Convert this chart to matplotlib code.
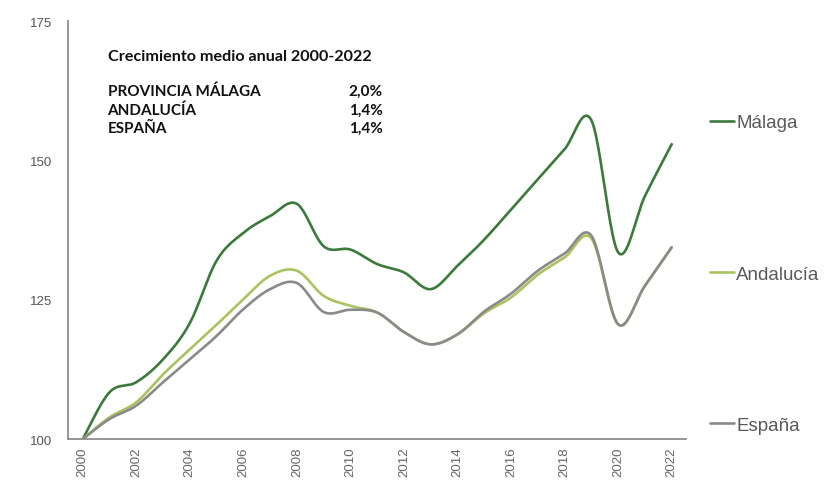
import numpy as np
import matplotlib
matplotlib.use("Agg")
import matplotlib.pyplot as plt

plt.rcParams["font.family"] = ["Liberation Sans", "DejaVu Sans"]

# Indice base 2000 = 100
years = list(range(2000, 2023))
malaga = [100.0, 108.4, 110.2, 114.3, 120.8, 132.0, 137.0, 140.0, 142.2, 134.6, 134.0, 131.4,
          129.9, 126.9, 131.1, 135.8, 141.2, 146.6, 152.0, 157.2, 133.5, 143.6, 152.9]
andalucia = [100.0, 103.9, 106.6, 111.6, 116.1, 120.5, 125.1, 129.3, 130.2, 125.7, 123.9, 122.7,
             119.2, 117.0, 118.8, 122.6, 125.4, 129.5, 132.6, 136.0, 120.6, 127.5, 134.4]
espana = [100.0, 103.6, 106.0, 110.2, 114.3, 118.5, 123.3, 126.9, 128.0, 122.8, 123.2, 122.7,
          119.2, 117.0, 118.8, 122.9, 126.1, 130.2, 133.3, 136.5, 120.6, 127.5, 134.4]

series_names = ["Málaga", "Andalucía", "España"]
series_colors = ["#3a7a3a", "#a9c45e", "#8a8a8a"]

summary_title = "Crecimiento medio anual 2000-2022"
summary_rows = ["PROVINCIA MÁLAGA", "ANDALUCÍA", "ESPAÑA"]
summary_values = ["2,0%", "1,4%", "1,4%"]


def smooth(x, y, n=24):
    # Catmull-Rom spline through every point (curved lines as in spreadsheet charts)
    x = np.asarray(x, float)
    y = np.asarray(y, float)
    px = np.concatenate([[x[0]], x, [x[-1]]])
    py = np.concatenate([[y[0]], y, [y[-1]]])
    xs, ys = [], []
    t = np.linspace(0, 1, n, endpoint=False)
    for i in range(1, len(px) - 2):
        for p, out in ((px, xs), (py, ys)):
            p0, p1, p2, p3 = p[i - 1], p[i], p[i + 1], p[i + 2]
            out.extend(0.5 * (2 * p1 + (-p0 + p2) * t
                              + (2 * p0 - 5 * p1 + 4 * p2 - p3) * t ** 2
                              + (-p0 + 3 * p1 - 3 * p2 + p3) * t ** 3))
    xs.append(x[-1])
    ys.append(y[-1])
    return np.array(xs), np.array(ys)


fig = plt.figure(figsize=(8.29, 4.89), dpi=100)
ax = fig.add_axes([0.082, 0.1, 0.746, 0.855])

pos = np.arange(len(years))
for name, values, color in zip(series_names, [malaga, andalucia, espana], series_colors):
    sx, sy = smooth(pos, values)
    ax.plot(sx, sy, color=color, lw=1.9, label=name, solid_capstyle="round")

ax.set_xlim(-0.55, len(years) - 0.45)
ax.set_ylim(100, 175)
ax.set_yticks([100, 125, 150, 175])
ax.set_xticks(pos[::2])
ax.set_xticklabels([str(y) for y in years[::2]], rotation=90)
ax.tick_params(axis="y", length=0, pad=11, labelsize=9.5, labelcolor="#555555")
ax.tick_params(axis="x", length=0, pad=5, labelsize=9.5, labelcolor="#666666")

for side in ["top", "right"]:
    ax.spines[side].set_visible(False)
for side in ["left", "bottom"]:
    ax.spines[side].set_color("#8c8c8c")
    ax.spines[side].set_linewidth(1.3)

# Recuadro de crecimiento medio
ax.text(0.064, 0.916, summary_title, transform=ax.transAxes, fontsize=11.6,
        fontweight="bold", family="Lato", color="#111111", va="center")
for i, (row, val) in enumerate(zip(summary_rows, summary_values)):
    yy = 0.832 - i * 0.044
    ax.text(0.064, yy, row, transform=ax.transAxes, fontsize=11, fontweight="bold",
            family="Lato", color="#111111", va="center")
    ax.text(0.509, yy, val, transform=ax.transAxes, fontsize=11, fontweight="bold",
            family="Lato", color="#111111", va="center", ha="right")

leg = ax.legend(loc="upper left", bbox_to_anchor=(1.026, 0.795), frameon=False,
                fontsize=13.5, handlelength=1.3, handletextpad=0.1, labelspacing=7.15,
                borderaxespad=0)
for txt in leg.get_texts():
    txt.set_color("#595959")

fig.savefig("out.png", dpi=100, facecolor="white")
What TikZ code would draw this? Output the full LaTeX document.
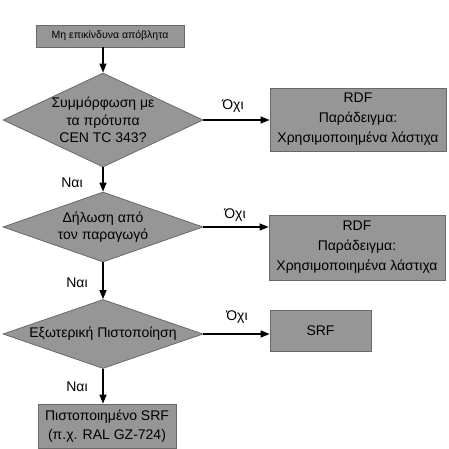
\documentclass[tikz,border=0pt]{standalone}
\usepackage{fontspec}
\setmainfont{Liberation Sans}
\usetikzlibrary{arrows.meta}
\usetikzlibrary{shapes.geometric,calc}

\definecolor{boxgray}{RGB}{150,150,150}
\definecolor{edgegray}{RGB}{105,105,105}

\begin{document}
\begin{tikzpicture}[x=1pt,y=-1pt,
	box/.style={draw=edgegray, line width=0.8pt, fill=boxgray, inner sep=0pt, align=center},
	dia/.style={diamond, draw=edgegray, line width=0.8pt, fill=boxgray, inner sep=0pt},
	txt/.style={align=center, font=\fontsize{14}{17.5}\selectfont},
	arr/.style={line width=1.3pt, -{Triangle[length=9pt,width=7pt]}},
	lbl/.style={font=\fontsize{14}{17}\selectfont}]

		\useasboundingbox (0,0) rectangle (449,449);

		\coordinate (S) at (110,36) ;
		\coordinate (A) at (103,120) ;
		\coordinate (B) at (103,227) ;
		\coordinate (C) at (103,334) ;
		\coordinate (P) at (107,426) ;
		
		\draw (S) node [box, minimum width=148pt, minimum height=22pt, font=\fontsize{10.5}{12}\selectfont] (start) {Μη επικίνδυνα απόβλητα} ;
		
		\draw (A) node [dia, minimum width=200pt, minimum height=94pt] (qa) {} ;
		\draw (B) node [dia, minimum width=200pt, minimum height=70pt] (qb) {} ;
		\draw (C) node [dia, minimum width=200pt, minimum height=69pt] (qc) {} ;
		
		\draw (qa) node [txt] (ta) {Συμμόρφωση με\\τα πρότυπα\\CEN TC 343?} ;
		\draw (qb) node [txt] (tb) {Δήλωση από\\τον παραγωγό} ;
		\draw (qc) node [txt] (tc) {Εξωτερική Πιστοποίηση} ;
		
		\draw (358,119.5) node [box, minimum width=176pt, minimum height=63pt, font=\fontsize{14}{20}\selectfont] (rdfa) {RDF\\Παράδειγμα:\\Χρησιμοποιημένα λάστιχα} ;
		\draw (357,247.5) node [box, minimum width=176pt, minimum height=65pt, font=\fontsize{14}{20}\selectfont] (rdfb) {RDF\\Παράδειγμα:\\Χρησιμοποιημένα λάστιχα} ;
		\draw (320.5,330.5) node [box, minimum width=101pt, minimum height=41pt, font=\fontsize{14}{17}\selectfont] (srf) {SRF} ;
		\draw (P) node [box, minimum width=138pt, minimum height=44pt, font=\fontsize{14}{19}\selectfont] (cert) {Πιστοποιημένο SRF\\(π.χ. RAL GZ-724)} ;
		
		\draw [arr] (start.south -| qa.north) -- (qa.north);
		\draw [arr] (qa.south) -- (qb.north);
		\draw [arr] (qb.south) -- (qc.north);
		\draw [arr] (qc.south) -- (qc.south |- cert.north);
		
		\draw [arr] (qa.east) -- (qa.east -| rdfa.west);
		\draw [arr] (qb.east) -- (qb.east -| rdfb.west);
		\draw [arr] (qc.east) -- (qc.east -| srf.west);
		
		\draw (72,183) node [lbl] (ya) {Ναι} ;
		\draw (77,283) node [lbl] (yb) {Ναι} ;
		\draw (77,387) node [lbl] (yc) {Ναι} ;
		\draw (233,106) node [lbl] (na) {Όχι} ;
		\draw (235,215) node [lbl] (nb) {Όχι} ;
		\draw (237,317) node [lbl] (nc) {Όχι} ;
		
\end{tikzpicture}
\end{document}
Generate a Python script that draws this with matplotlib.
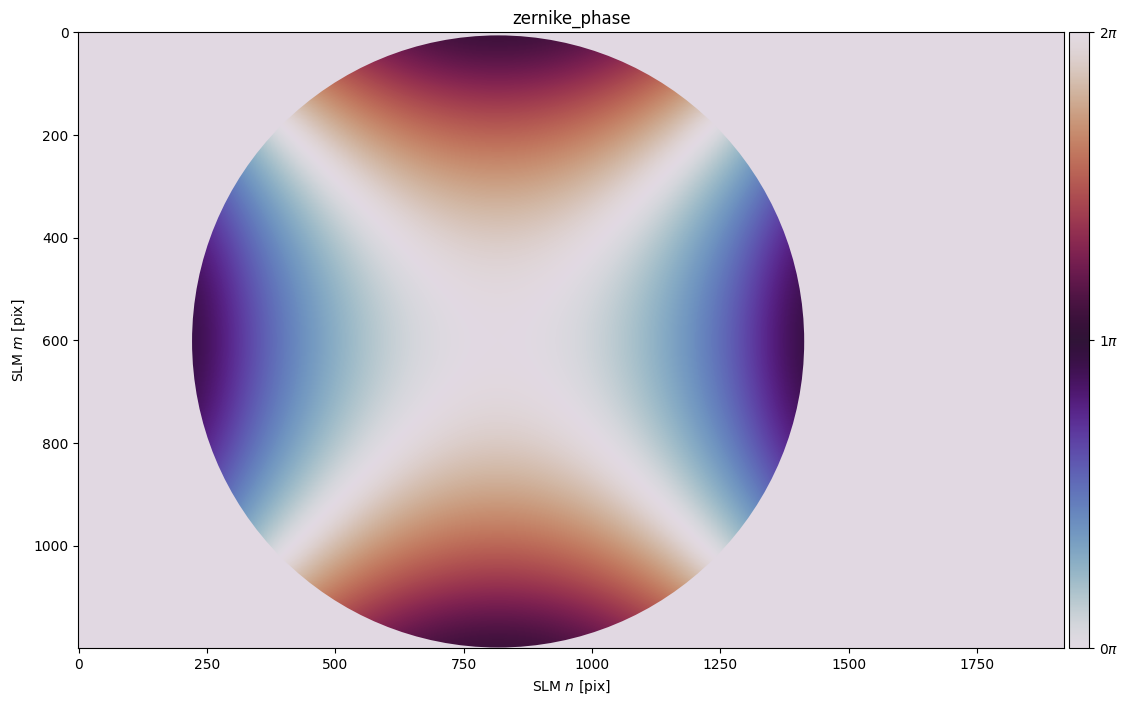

========

> **Exercise objective**: The material above holds pictures; copy everything else in it exactly.

> **Solution to this exercise**:
Convert this chart to matplotlib code.
import numpy as np
import matplotlib
matplotlib.use("Agg")
import matplotlib.pyplot as plt

plt.rcParams["font.family"] = ["Liberation Sans", "DejaVu Sans"]

# Indice base 2000 = 100
years = list(range(2000, 2023))
malaga = [100.0, 108.4, 110.2, 114.3, 120.8, 132.0, 137.0, 140.0, 142.2, 134.6, 134.0, 131.4,
          129.9, 126.9, 131.1, 135.8, 141.2, 146.6, 152.0, 157.2, 133.5, 143.6, 152.9]
andalucia = [100.0, 103.9, 106.6, 111.6, 116.1, 120.5, 125.1, 129.3, 130.2, 125.7, 123.9, 122.7,
             119.2, 117.0, 118.8, 122.6, 125.4, 129.5, 132.6, 136.0, 120.6, 127.5, 134.4]
espana = [100.0, 103.6, 106.0, 110.2, 114.3, 118.5, 123.3, 126.9, 128.0, 122.8, 123.2, 122.7,
          119.2, 117.0, 118.8, 122.9, 126.1, 130.2, 133.3, 136.5, 120.6, 127.5, 134.4]

series_names = ["Málaga", "Andalucía", "España"]
series_colors = ["#3a7a3a", "#a9c45e", "#8a8a8a"]

summary_title = "Crecimiento medio anual 2000-2022"
summary_rows = ["PROVINCIA MÁLAGA", "ANDALUCÍA", "ESPAÑA"]
summary_values = ["2,0%", "1,4%", "1,4%"]


def smooth(x, y, n=24):
    # Catmull-Rom spline through every point (curved lines as in spreadsheet charts)
    x = np.asarray(x, float)
    y = np.asarray(y, float)
    px = np.concatenate([[x[0]], x, [x[-1]]])
    py = np.concatenate([[y[0]], y, [y[-1]]])
    xs, ys = [], []
    t = np.linspace(0, 1, n, endpoint=False)
    for i in range(1, len(px) - 2):
        for p, out in ((px, xs), (py, ys)):
            p0, p1, p2, p3 = p[i - 1], p[i], p[i + 1], p[i + 2]
            out.extend(0.5 * (2 * p1 + (-p0 + p2) * t
                              + (2 * p0 - 5 * p1 + 4 * p2 - p3) * t ** 2
                              + (-p0 + 3 * p1 - 3 * p2 + p3) * t ** 3))
    xs.append(x[-1])
    ys.append(y[-1])
    return np.array(xs), np.array(ys)


fig = plt.figure(figsize=(8.29, 4.89), dpi=100)
ax = fig.add_axes([0.082, 0.1, 0.746, 0.855])

pos = np.arange(len(years))
for name, values, color in zip(series_names, [malaga, andalucia, espana], series_colors):
    sx, sy = smooth(pos, values)
    ax.plot(sx, sy, color=color, lw=1.9, label=name, solid_capstyle="round")

ax.set_xlim(-0.55, len(years) - 0.45)
ax.set_ylim(100, 175)
ax.set_yticks([100, 125, 150, 175])
ax.set_xticks(pos[::2])
ax.set_xticklabels([str(y) for y in years[::2]], rotation=90)
ax.tick_params(axis="y", length=0, pad=11, labelsize=9.5, labelcolor="#555555")
ax.tick_params(axis="x", length=0, pad=5, labelsize=9.5, labelcolor="#666666")

for side in ["top", "right"]:
    ax.spines[side].set_visible(False)
for side in ["left", "bottom"]:
    ax.spines[side].set_color("#8c8c8c")
    ax.spines[side].set_linewidth(1.3)

# Recuadro de crecimiento medio
ax.text(0.064, 0.916, summary_title, transform=ax.transAxes, fontsize=11.6,
        fontweight="bold", family="Lato", color="#111111", va="center")
for i, (row, val) in enumerate(zip(summary_rows, summary_values)):
    yy = 0.832 - i * 0.044
    ax.text(0.064, yy, row, transform=ax.transAxes, fontsize=11, fontweight="bold",
            family="Lato", color="#111111", va="center")
    ax.text(0.509, yy, val, transform=ax.transAxes, fontsize=11, fontweight="bold",
            family="Lato", color="#111111", va="center", ha="right")

leg = ax.legend(loc="upper left", bbox_to_anchor=(1.026, 0.795), frameon=False,
                fontsize=13.5, handlelength=1.3, handletextpad=0.1, labelspacing=7.15,
                borderaxespad=0)
for txt in leg.get_texts():
    txt.set_color("#595959")

fig.savefig("out.png", dpi=100, facecolor="white")
What TikZ code would draw this? Output the full LaTeX document.
\documentclass[tikz,border=0pt]{standalone}
\usepackage{fontspec}
\setmainfont{Liberation Sans}
\usetikzlibrary{arrows.meta}
\usetikzlibrary{shapes.geometric,calc}

\definecolor{boxgray}{RGB}{150,150,150}
\definecolor{edgegray}{RGB}{105,105,105}

\begin{document}
\begin{tikzpicture}[x=1pt,y=-1pt,
	box/.style={draw=edgegray, line width=0.8pt, fill=boxgray, inner sep=0pt, align=center},
	dia/.style={diamond, draw=edgegray, line width=0.8pt, fill=boxgray, inner sep=0pt},
	txt/.style={align=center, font=\fontsize{14}{17.5}\selectfont},
	arr/.style={line width=1.3pt, -{Triangle[length=9pt,width=7pt]}},
	lbl/.style={font=\fontsize{14}{17}\selectfont}]

		\useasboundingbox (0,0) rectangle (449,449);

		\coordinate (S) at (110,36) ;
		\coordinate (A) at (103,120) ;
		\coordinate (B) at (103,227) ;
		\coordinate (C) at (103,334) ;
		\coordinate (P) at (107,426) ;
		
		\draw (S) node [box, minimum width=148pt, minimum height=22pt, font=\fontsize{10.5}{12}\selectfont] (start) {Μη επικίνδυνα απόβλητα} ;
		
		\draw (A) node [dia, minimum width=200pt, minimum height=94pt] (qa) {} ;
		\draw (B) node [dia, minimum width=200pt, minimum height=70pt] (qb) {} ;
		\draw (C) node [dia, minimum width=200pt, minimum height=69pt] (qc) {} ;
		
		\draw (qa) node [txt] (ta) {Συμμόρφωση με\\τα πρότυπα\\CEN TC 343?} ;
		\draw (qb) node [txt] (tb) {Δήλωση από\\τον παραγωγό} ;
		\draw (qc) node [txt] (tc) {Εξωτερική Πιστοποίηση} ;
		
		\draw (358,119.5) node [box, minimum width=176pt, minimum height=63pt, font=\fontsize{14}{20}\selectfont] (rdfa) {RDF\\Παράδειγμα:\\Χρησιμοποιημένα λάστιχα} ;
		\draw (357,247.5) node [box, minimum width=176pt, minimum height=65pt, font=\fontsize{14}{20}\selectfont] (rdfb) {RDF\\Παράδειγμα:\\Χρησιμοποιημένα λάστιχα} ;
		\draw (320.5,330.5) node [box, minimum width=101pt, minimum height=41pt, font=\fontsize{14}{17}\selectfont] (srf) {SRF} ;
		\draw (P) node [box, minimum width=138pt, minimum height=44pt, font=\fontsize{14}{19}\selectfont] (cert) {Πιστοποιημένο SRF\\(π.χ. RAL GZ-724)} ;
		
		\draw [arr] (start.south -| qa.north) -- (qa.north);
		\draw [arr] (qa.south) -- (qb.north);
		\draw [arr] (qb.south) -- (qc.north);
		\draw [arr] (qc.south) -- (qc.south |- cert.north);
		
		\draw [arr] (qa.east) -- (qa.east -| rdfa.west);
		\draw [arr] (qb.east) -- (qb.east -| rdfb.west);
		\draw [arr] (qc.east) -- (qc.east -| srf.west);
		
		\draw (72,183) node [lbl] (ya) {Ναι} ;
		\draw (77,283) node [lbl] (yb) {Ναι} ;
		\draw (77,387) node [lbl] (yc) {Ναι} ;
		\draw (233,106) node [lbl] (na) {Όχι} ;
		\draw (235,215) node [lbl] (nb) {Όχι} ;
		\draw (237,317) node [lbl] (nc) {Όχι} ;
		
\end{tikzpicture}
\end{document}
Generate a Python script that draws this with matplotlib.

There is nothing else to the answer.